Гуго знал, что острая стадия скоро закончится, но неспособность нормально ощущать окружающий мир и его материальность, взаимодействовать с ней повергала его в отчаяние. Так происходило с каждым рецидивом. На очередном витке болезнь пожирала новые кусочки спинного и головного мозга, добавляя свежие симптомы, будто нарезала дорожку на грампластинке. Вот только музыка, записанная на ней, была какофонией. Организм ждал, что его кто-то починит. Потом боль отпускала и худшее оставалось позади.
Однако онемевшая нога оставалась неисправимым дефектом. Врачи заявили, что нервная система сильно поражена и уже не восстановится. Временами нога казалась Гуго мельничным жерновом. Он предпочел бы отрезать эту ногу и бросить собакам, чтобы те сгрызли ее без остатка, – лучше так, чем и дальше таскать ее за собой. Увы, нога никуда не исчезала, она намертво прилепилась к его телу – фантомный придаток, больше не подчиняющийся командам.

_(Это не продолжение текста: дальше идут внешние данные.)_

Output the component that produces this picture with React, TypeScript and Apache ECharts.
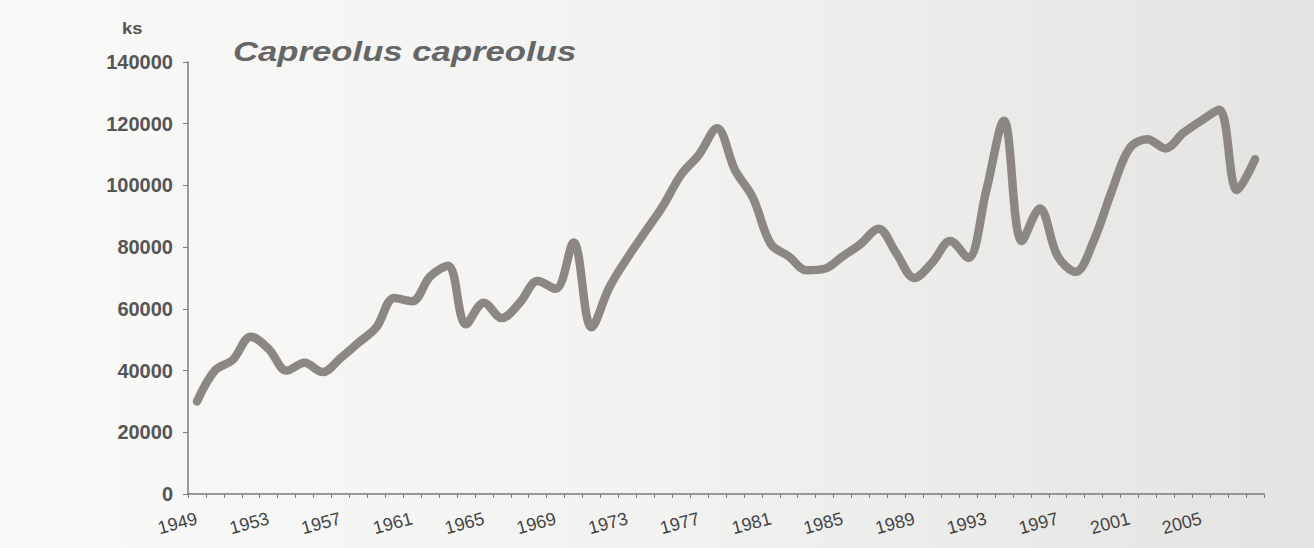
import React, { useEffect, useRef } from "react";
import * as echarts from "echarts";

const years: string[] = [
  "1949","1950","1951","1952","1953","1954","1955","1956","1957","1958",
  "1959","1960","1961","1962","1963","1964","1965","1966","1967","1968",
  "1969","1970","1971","1972","1973","1974","1975","1976","1977","1978",
  "1979","1980","1981","1982","1983","1984","1985","1986","1987","1988",
  "1989","1990","1991","1992","1993","1994","1995","1996","1997","1998",
  "1999","2000","2001","2002","2003","2004","2005","2006","2007","2008",
];

const harvest: number[] = [
  30000, 40000, 43500, 51000, 47000, 40000, 42500, 39500, 44000, 49000,
  54000, 63500, 62500, 70500, 74000, 55000, 62000, 57000, 62000, 69000,
  66500, 81500, 54000, 67000, 76500, 85000, 93500, 103500, 110000, 118500,
  105000, 96000, 81000, 77000, 72500, 73000, 77000, 81000, 86000, 78000,
  70000, 75000, 82000, 76500, 98000, 121000, 82000, 92500, 77000, 72000,
  82000, 98000, 112000, 115000, 112000, 117000, 121000, 124500, 98500, 108500,
];

const titleText = "Capreolus capreolus";
const unitText = "ks";

export default function App() {
  const ref = useRef<HTMLDivElement>(null);

  useEffect(() => {
    if (!ref.current) return;
    const chart = echarts.init(ref.current, undefined, { renderer: "svg" });
    chart.setOption({
      animation: false,
      backgroundColor: {
        type: "linear",
        x: 0, y: 0, x2: 1, y2: 0,
        colorStops: [
          { offset: 0, color: "#f9f9f8" },
          { offset: 0.5, color: "#f2f2f0" },
          { offset: 1, color: "#e3e3e1" },
        ],
      },
      grid: { left: 188, right: 50, top: 62, bottom: 54 },
      xAxis: {
        type: "category",
        data: years,
        boundaryGap: true,
        axisLine: { lineStyle: { color: "#7a7a7a", width: 1.5 } },
        axisTick: { show: true, interval: 0, length: 4, lineStyle: { color: "#7a7a7a" } },
        axisLabel: {
          interval: 3,
          rotate: 15,
          margin: 24,
          color: "#444",
          fontFamily: "Liberation Sans Narrow, Arial Narrow, Liberation Sans, Arial",
          fontSize: 18,
        },
        splitLine: { show: false },
      },
      yAxis: {
        type: "value",
        min: 0,
        max: 140000,
        interval: 20000,
        axisLine: { show: true, lineStyle: { color: "#7a7a7a", width: 1.5 } },
        axisTick: { show: true, length: 5, lineStyle: { color: "#7a7a7a" } },
        axisLabel: {
          margin: 15,
          color: "#555",
          fontWeight: "bold",
          fontFamily: "Liberation Sans, Arial",
          fontSize: 20,
          formatter: (v: number) => String(v),
        },
        splitLine: { show: false },
      },
      graphic: [
        {
          type: "text",
          x: 122,
          y: 20,
          scaleX: 1.15,
          style: {
            text: unitText,
            fill: "#555",
            font: "bold 16px 'Liberation Sans', Arial",
          },
        },
        {
          type: "text",
          x: 233,
          y: 37,
          scaleX: 1.24,
          style: {
            text: titleText,
            fill: "#666",
            font: "italic bold 28px 'Liberation Sans', Arial",
          },
        },
      ],
      series: [
        {
          type: "line",
          data: harvest,
          smooth: 0.35,
          symbol: "none",
          lineStyle: { color: "#8c8782", width: 8.5, cap: "round", join: "round" },
        },
      ],
    });
    return () => chart.dispose();
  }, []);

  return (
    <div
      ref={ref}
      style={{ position: "fixed", left: 0, top: 0, width: 1314, height: 548 }}
    />
  );
}
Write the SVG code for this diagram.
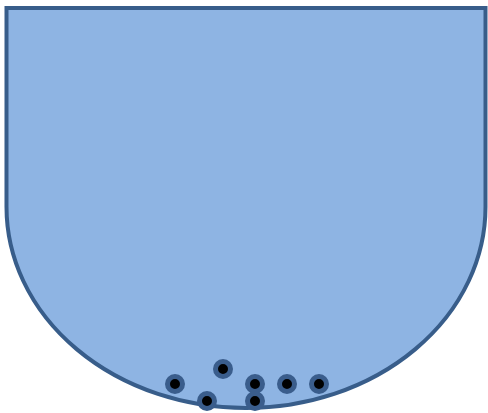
<svg xmlns="http://www.w3.org/2000/svg" width="488" height="413" viewBox="0 0 488 413">
<style>
.dot{fill:#000;stroke:#3a5d8c;stroke-width:5}
</style>
<g id="vessel">
<path d="M6.5,8 H485.5 V207 A239.5,201 0 0 1 6.5,207 Z" fill="#8eb4e3" stroke="#385d8a" stroke-width="4"/>
</g>
<g id="particles">
<circle class="dot" cx="175" cy="384" r="7.5"/>
<circle class="dot" cx="223" cy="369" r="7.5"/>
<circle class="dot" cx="255" cy="384" r="7.5"/>
<circle class="dot" cx="287" cy="384" r="7.5"/>
<circle class="dot" cx="319" cy="384" r="7.5"/>
<circle class="dot" cx="207" cy="401" r="7.5"/>
<circle class="dot" cx="255" cy="401" r="7.5"/>
</g>
</svg>
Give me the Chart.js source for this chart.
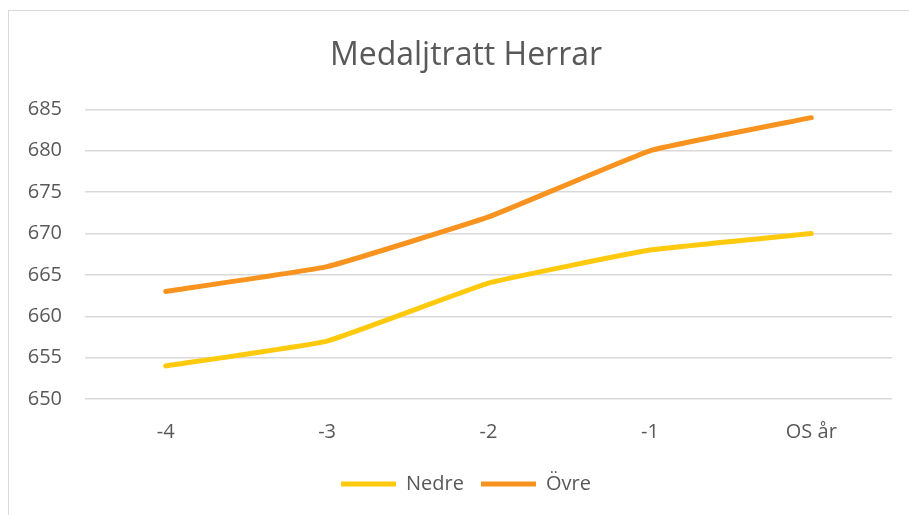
<!DOCTYPE html>
<html>
<head>
<meta charset="utf-8">
<script src="https://cdn.jsdelivr.net/npm/chart.js@4"></script>
<style>
  html, body { margin: 0; padding: 0; background: #fff; }
  #wrap { position: relative; width: 909px; height: 515px; overflow: hidden; }
  #frame { position: absolute; left: 8px; top: 10px; width: 940px; height: 560px; border: 1px solid #d9d9d9; box-sizing: border-box; }
  #c { position: absolute; left: 0; top: 0; }
</style>
</head>
<body>
<div id="wrap">
  <div id="frame"></div>
  <canvas id="c" width="930" height="515"></canvas>
</div>
<script>
// data
const labels = ["-4", "-3", "-2", "-1", "OS år"];
const nedre = [654, 657, 664, 668, 670];
const ovre = [663, 666, 672, 680, 684];

const textColor = "#595959";
const font = "'Open Sans', 'DejaVu Sans', sans-serif";

const ctx = document.getElementById("c").getContext("2d");
new Chart(ctx, {
  type: "line",
  data: {
    labels,
    datasets: [
      {
        label: "Nedre",
        data: nedre,
        borderColor: "#FFC90E",
        backgroundColor: "#FFC90E",
        borderWidth: 5,
        pointRadius: 0,
        tension: 0.1,
        borderCapStyle: "round",
      },
      {
        label: "Övre",
        data: ovre,
        borderColor: "#F7931E",
        backgroundColor: "#F7931E",
        borderWidth: 5,
        pointRadius: 0,
        tension: 0.1,
        borderCapStyle: "round",
      },
    ],
  },
  options: {
    responsive: false,
    animation: false,
    layout: { padding: { top: 37, left: 20, right: 18, bottom: 11 } },
    plugins: {
      title: {
        display: true,
        text: "Medaljtratt Herrar",
        color: textColor,
        font: { family: font, size: 32, weight: "normal" },
        padding: { top: 0, bottom: 34 },
      },
      legend: {
        position: "bottom",
        labels: {
          color: textColor,
          font: { family: font, size: 20 },
          boxWidth: 55,
          boxHeight: 5,
          padding: 17,
          // flat bars for the legend lines, no thick outline
          generateLabels: (chart) =>
            Chart.defaults.plugins.legend.labels.generateLabels(chart).map((l) => ({ ...l, lineWidth: 0 })),
        },
      },
      tooltip: { enabled: false },
    },
    scales: {
      x: {
        offset: true,
        grid: { display: false },
        border: { display: false },
        ticks: { color: textColor, font: { family: font, size: 20 }, padding: 13 },
      },
      y: {
        min: 650,
        max: 685,
        afterFit: (s) => { s.width = 65; },
        grid: { color: "#d9d9d9", lineWidth: 1.5, drawTicks: false },
        border: { display: false },
        ticks: { stepSize: 5, color: textColor, font: { family: font, size: 20 }, padding: 23 },
      },
      // empty spacer on the right so the title and legend sit centred like the original
      spacer: {
        type: "linear",
        position: "right",
        afterFit: (s) => { s.width = 20; },
        grid: { display: false },
        border: { display: false },
        ticks: { display: false },
      },
    },
  },
});
</script>
</body>
</html>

Гуго сунул руку в карман пальто. Легкое позвякивание пузырька с морфином на секунду принесло ему облегчение. Всякий раз, когда накатывала боль, кожа покрывалась липким потом, а вены ритмично пульсировали, то набухая, то сжимаясь. Гуго делался невыносимо сварливым; ожидание момента, когда можно будет воткнуть иглу в вену, растягивалось до бесконечности, усиливая нервозность. Со временем Гуго заметил, что простое наличие флакончика морфия в кармане помогает успокоиться. Это был единственный способ заранее не трястись от ужаса.
Он разжал пальцы и вытащил руку из кармана. Поднял воротник пальто, прикрывая потную шею от пронизывающего холода, слегка опустил поля шляпы, еще раз жадно затянулся, лишь бы не думать о боли, и бросил взгляд на шофера, оставшегося в теплой машине. Везет же некоторым.

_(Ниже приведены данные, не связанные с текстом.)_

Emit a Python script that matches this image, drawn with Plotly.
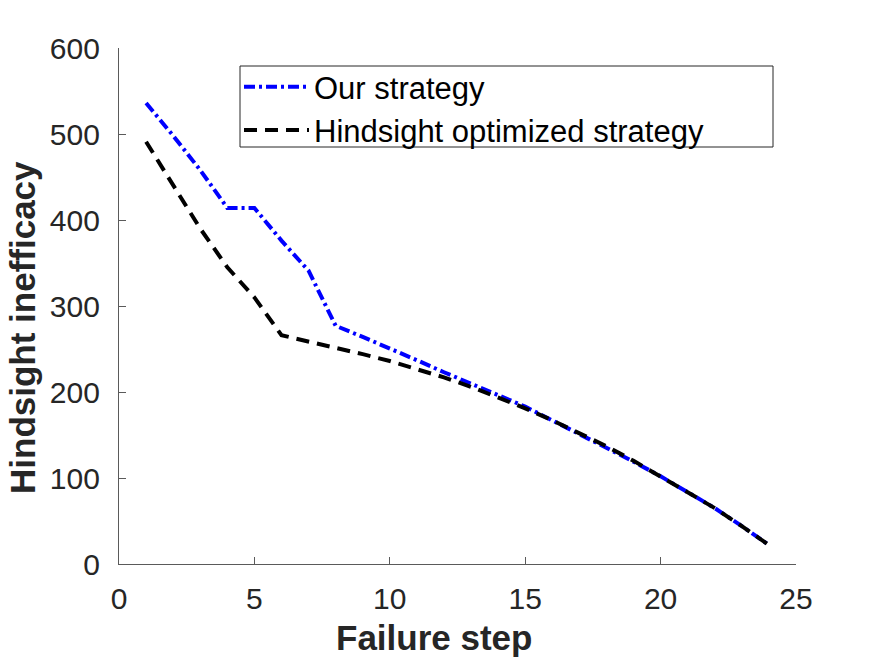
import plotly.graph_objects as go

failure_step = list(range(1, 25))
our_strategy = [536, 498, 458, 414, 414, 376, 341, 277, 264, 251, 237, 223,
                210, 197, 183, 167, 151, 136, 119, 102, 84, 65, 44, 22]
hindsight_optimized = [491, 440, 390, 345, 310, 266, 259, 252, 244, 236, 227, 217,
                       206, 194, 181, 167, 152, 137, 120, 102, 84, 65, 44, 22]

x_ticks = [0, 5, 10, 15, 20, 25]
y_ticks = [0, 100, 200, 300, 400, 500, 600]

FONT = "Liberation Sans, Arial, Helvetica, sans-serif"
AXIS_COLOR = "#5a5a5a"
TEXT_COLOR = "#262626"

# plot area in pixels
L, R, T, B = 119, 796, 48, 564
PW, PH = R - L, B - T


def px_x(p):
    return (p - L) / PW


def px_y(p):
    return (B - p) / PH


fig = go.Figure()
fig.add_trace(go.Scatter(
    x=failure_step, y=our_strategy, mode="lines", name="Our strategy",
    line=dict(color="#0000ff", width=4, dash="11px,4px,3px,4px"),
))
fig.add_trace(go.Scatter(
    x=failure_step, y=hindsight_optimized, mode="lines", name="Hindsight optimized strategy",
    line=dict(color="#000000", width=4, dash="13px,8px"),
))

# legend box (decoration)
fig.add_shape(type="rect", xref="paper", yref="paper",
              x0=px_x(240), x1=px_x(773), y0=px_y(147), y1=px_y(66),
              line=dict(color=TEXT_COLOR, width=1), fillcolor="rgba(0,0,0,0)", layer="above")

fig.update_layout(
    width=875, height=657,
    margin=dict(l=L, r=875 - R, t=T, b=657 - B),
    paper_bgcolor="white", plot_bgcolor="white",
    font=dict(family=FONT, color=TEXT_COLOR, size=30),
    showlegend=True,
    legend=dict(
        x=px_x(239), y=px_y(60), xanchor="left", yanchor="top",
        bgcolor="rgba(255,255,255,0)", borderwidth=0,
        font=dict(family=FONT, size=31, color="#000000"),
        itemwidth=65, tracegroupgap=0,
    ),
    annotations=[
        dict(text="<b>Hindsight inefficacy</b>", xref="paper", yref="paper",
             x=px_x(22), y=px_y(328), xanchor="center", yanchor="middle",
             textangle=-90, showarrow=False,
             font=dict(size=35, family=FONT, color=TEXT_COLOR)),
        dict(text="<b>Failure step</b>", xref="paper", yref="paper",
             x=px_x(434), y=px_y(637), xanchor="center", yanchor="middle",
             showarrow=False,
             font=dict(size=35, family=FONT, color=TEXT_COLOR)),
    ],
)
fig.update_xaxes(
    range=[0, 25], tickvals=x_ticks, ticktext=[str(v) for v in x_ticks],
    showline=True, linecolor=AXIS_COLOR, linewidth=1.2,
    ticks="inside", ticklen=7, tickcolor=AXIS_COLOR, tickwidth=1,
    showgrid=False, zeroline=False, mirror=False,
    tickfont=dict(size=30, family=FONT, color=TEXT_COLOR),
    ticklabelstandoff=8,
)
fig.update_yaxes(
    range=[0, 600], tickvals=y_ticks, ticktext=[str(v) for v in y_ticks],
    showline=True, linecolor=AXIS_COLOR, linewidth=1.2,
    ticks="inside", ticklen=7, tickcolor=AXIS_COLOR, tickwidth=1,
    showgrid=False, zeroline=False, mirror=False,
    tickfont=dict(size=30, family=FONT, color=TEXT_COLOR),
    ticklabelstandoff=12,
)

fig.write_html("out.html")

Гуго осмотрелся. Полотно перрона, уходившего куда-то в темноту, вычистили, но снежок успел вновь покрыть гравий белой хрусткой крупкой. С неба срывались редкие снежинки. Грузовики, пикапы, каски, мокрая форма солдат, выстроившихся в ожидании поезда, блестели в свете фар. Собаки тоже были тут как тут. Они возбужденно визжали и взлаивали.
В решетки запертых вагонов вцепились десятки рук. Длинные, тонкие и грязные пальцы напоминали шевелящихся выползков.

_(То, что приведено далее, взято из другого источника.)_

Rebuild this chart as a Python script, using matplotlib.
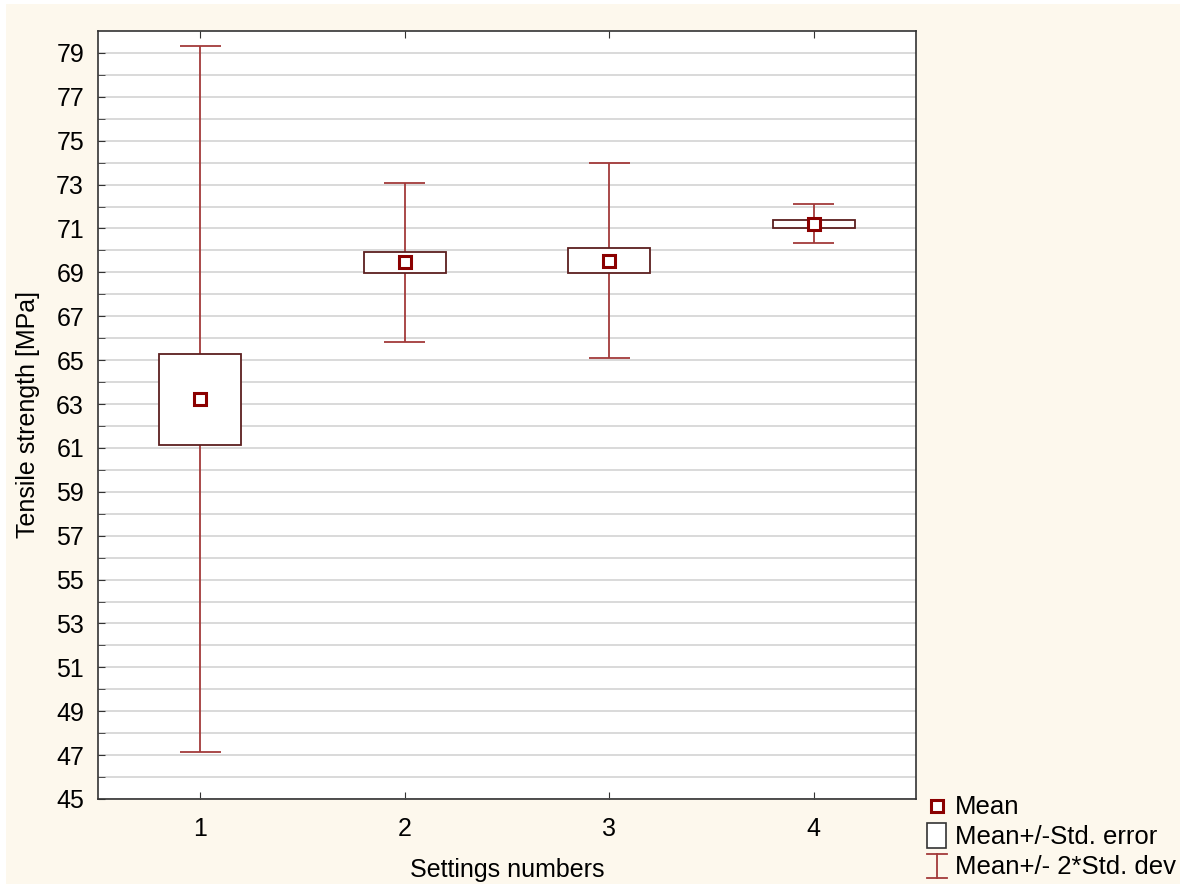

– Eau! – донеслось изнутри.
На крик никто не отреагировал. Тогда тот же голос попробовал повторить по-немецки с сильным акцентом:
– Воды! Пожалуйста, воды!
Гуго сглотнул дым. Сердце неровно застучало, пропустив удар: неприятная аритмия.
Он был не из тех, кто легко поддается эмоциям. За три года сотрудничества с уголовной полицией ему случалось видеть всякое: обезображенные тела, изнасилованных и убитых женщин, задушенных или зверски кастрированных мужчин, свежие трупы и трупы разложившиеся, раздутые от газов, дерьма и червей. В первое время ему случалось блевать и видеть по ночам кошмары, какие пугают детей. Потом он привык.
«Я не склонен поддаваться эмоциям», – напомнил он себе, перекатывая в губах сигарету, чтобы табак забил едкую вонь, окутавшую станцию. Тем не менее Гуго предчувствовал, что вот-вот столкнется с тем, к чему его не готовили ни жизнь, ни Артур Небе – начальник Пятого управления РСХА. Оно уже стояло в воздухе, спрессованном, как снежок в ладони, в запахе мясной гари, волнами пробивавшемся сквозь тлевшую сигарету.
Сомнений не было. В крематориях действительно жгли мясо, как шептались в берлинских кабинетах. В коридорах Принц-Альбрехтштрассе или в новой штаб-квартире на Вердершер-Маркт говорили о Заксенхаузене и о Дахау, но ничто не могло сравниться с Аушвицем. Болтали, будто болезни и топорные методы работы «Мертвой головы» приводят к столь значительным потерям, что СС вынуждены сжигать трупы в самых современных крематориях, и густой дым затмевает солнце. Едва выпавший снег тут же покрывался тонким слоем пепла.